Firstly, am I comfortable around this person? This is probably the most important question I think and decides things on several different levels of friendship. Can I have a decent conversation with this person? Is he/she approachable and easy to talk to? Deciding time and results vary upon if you’re an extrovert or introvert, extroverts tend to get along with everyone while introverts take longer deciding. But just because an extrovert gets comfortable with someone, doesn’t mean they trust or will talk to someone they just met. . Next is does this person cause any conflicts with in my life? Is me being friends with this person going to affect my image, life, job, education or even other friendships. This depends on a person’s judging skills and can vary again on how analytical or how well you rely on your gut (Thinking or Judging – Reseasrch MBTI on more information on this).
Finally and most importantly, the factor that decides which layer a person falls under in the friendship scale, can I trust this person? Trust is a huge part of any relationship, if there is no relationship. Period. The level of trust is the most important determining factor which decides on which level you place that person.
Even having all this information thought out, picking friends is still not easy. Unfortunately not everything is black and white and can be easily figured out in life, it takes work and years of practice to perfecting the art of selecting the right friends. Even with years of practice one can’t guarantee they will pick up the correct friends.
The most frustrating part for me is when some people show so much promise and ability of being good friends but they fail to deliver them plain lazy, selfish or self centered.
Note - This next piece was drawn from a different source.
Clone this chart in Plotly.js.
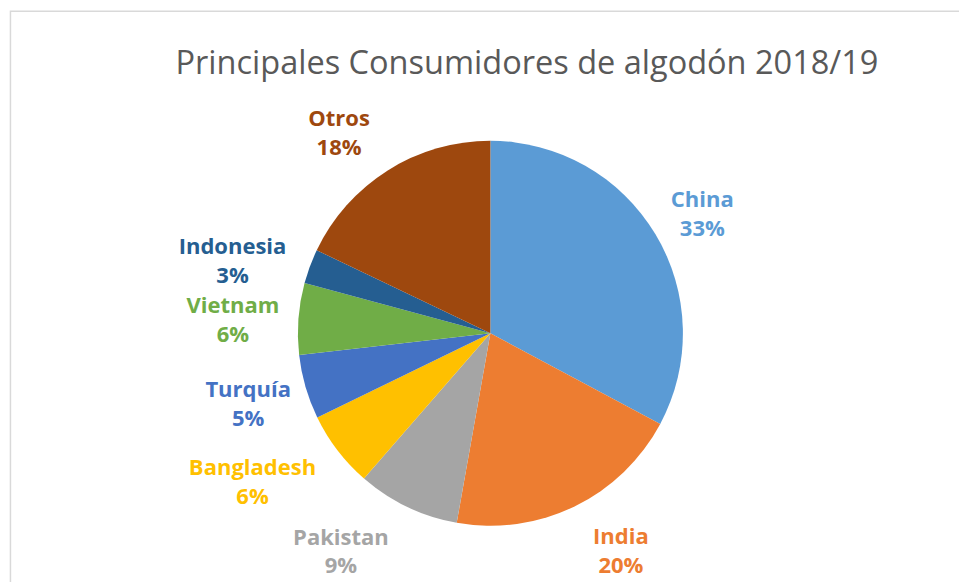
<!DOCTYPE html>
<html>
<head>
<meta charset="utf-8">
<script src="https://cdn.plot.ly/plotly-3.0.1.min.js"></script>
<style>html,body{margin:0;padding:0;background:#fff;}#chart{width:959px;height:582px;}</style>
</head>
<body>
<div id="chart"></div>
<script>
const categories = ["China", "India", "Pakistan", "Bangladesh", "Turquía", "Vietnam", "Indonesia", "Otros"];
const shares = [32.8, 20.0, 8.6, 6.4, 5.4, 6.0, 2.9, 17.9];
const sliceColors = ["#5B9BD5", "#ED7D31", "#A5A5A5", "#FFC000", "#4472C4", "#70AD47", "#255E91", "#9E480E"];
const chartTitle = "Principales Consumidores de algodón 2018/19";

// label styling: radius (px) of the transparent ring that carries each outside label, and a spacer line
const labelRadius = [185, 185, 185, 192, 185, 197, 202, 185];
const labelPad = ["below", "above", "above", "above", "above", "none", "none", "below"];

const W = 959, H = 582;
const pieCenter = { x: 490.4, y: 333.3 };   // px from top-left
const pieRadius = 192.5;

function domainFor(r) {
  return {
    x: [(pieCenter.x - r) / W, (pieCenter.x + r) / W],
    y: [(H - pieCenter.y - r) / H, (H - pieCenter.y + r) / H]
  };
}

const NB = "\u00a0";
const baseTpl = "%{label}<br>%{percent:.0%}";
const tpl = labelPad.map(p => p === "below" ? baseTpl + "<br>" + NB : (p === "above" ? NB + "<br>" + baseTpl : baseTpl));
const clear = categories.map(() => "rgba(0,0,0,0)");

const common = {
  type: "pie",
  labels: categories,
  values: shares,
  sort: false,
  direction: "clockwise",
  rotation: 0
};

// visible pie, no text
const pieTrace = Object.assign({}, common, {
  marker: { colors: sliceColors, line: { width: 0 } },
  textinfo: "none",
  hoverinfo: "label+percent",
  domain: domainFor(pieRadius)
});

// transparent rings carrying the outside data labels
const radii = [...new Set(labelRadius)];
const labelTraces = radii.map(r => Object.assign({}, common, {
  marker: { colors: clear, line: { width: 0 } },
  textposition: labelRadius.map(v => v === r ? "outside" : "none"),
  texttemplate: tpl,
  textfont: { family: "Open Sans, sans-serif", size: 22, weight: "bold", color: sliceColors },
  hoverinfo: "skip",
  domain: domainFor(r)
}));

const layout = {
  width: W,
  height: H,
  margin: { l: 0, r: 0, t: 0, b: 0 },
  paper_bgcolor: "#ffffff",
  showlegend: false,
  title: {
    text: chartTitle,
    x: 0.5495, xanchor: "center",
    y: 0.892, yanchor: "middle", yref: "container",
    font: { family: "Open Sans, sans-serif", size: 32.5, color: "#595959" }
  },
  shapes: [{
    type: "rect", xref: "paper", yref: "paper",
    x0: 0.0109, x1: 1.2, y0: -0.2, y1: 0.9808,
    line: { color: "#D9D9D9", width: 1.5 }
  }]
};

Plotly.newPlot("chart", [pieTrace].concat(labelTraces), layout, { displayModeBar: false, staticPlot: true });
</script>
</body>
</html>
Also two faced people who are very arrogant and boisterous in front of certain groups of people or in groups in general but totally different in private, (i.e. during personal conversation). I can’t stand those types of people. I personally keep these sorts of people at a Hi Bye Level (Level 1).
Once people get to the Friends Level (Level 2) it’s very hard to draw the line on if their Friends (Level 2) or Close Friends (Level 3). Sometimes you have good conversations with Friends that turn them in to your best friends. For me sometimes because of the prior experience with Friends I tend to keep my distance even after having good conversations or good hang out sessions with Friends.
Sometimes you have to keep your distance from people no matter how good the chemistry is, be shrewd with the company you keep and trust your gut feeling when it comes to trusting people. End of the day the factor of the matter is nobody is going to look out for you other than you, you have to forge your own destiny! Everybody will let you down eventually, no matter how long you’ve known them or how close you are to them, the sooner you realize it is the better it is for you.
I tend to keep my distance from people who I don't trust and keep them at Hi Bye Level. If I can hold a decent conversation, laugh or hang out with them I tend to consider them friends. The people who I can be weird around, tell the weird shit that goes through my head and still want to be my friends are my Close friends...actually my extended family.
Wow this turned out to be quite a long post, really didn’t expect it to be this long honestly, it was supposed to be a rant about how picking friends is so hard but the words just came to me.
This is a personal opinion developed by a collection of experience/advise and observations that I gathered over the years. Hopefully it will help you (Firstly hope someone reads this completely!)
As I stated about check out MBTI, it's a bit of a long read, but its well worth your time.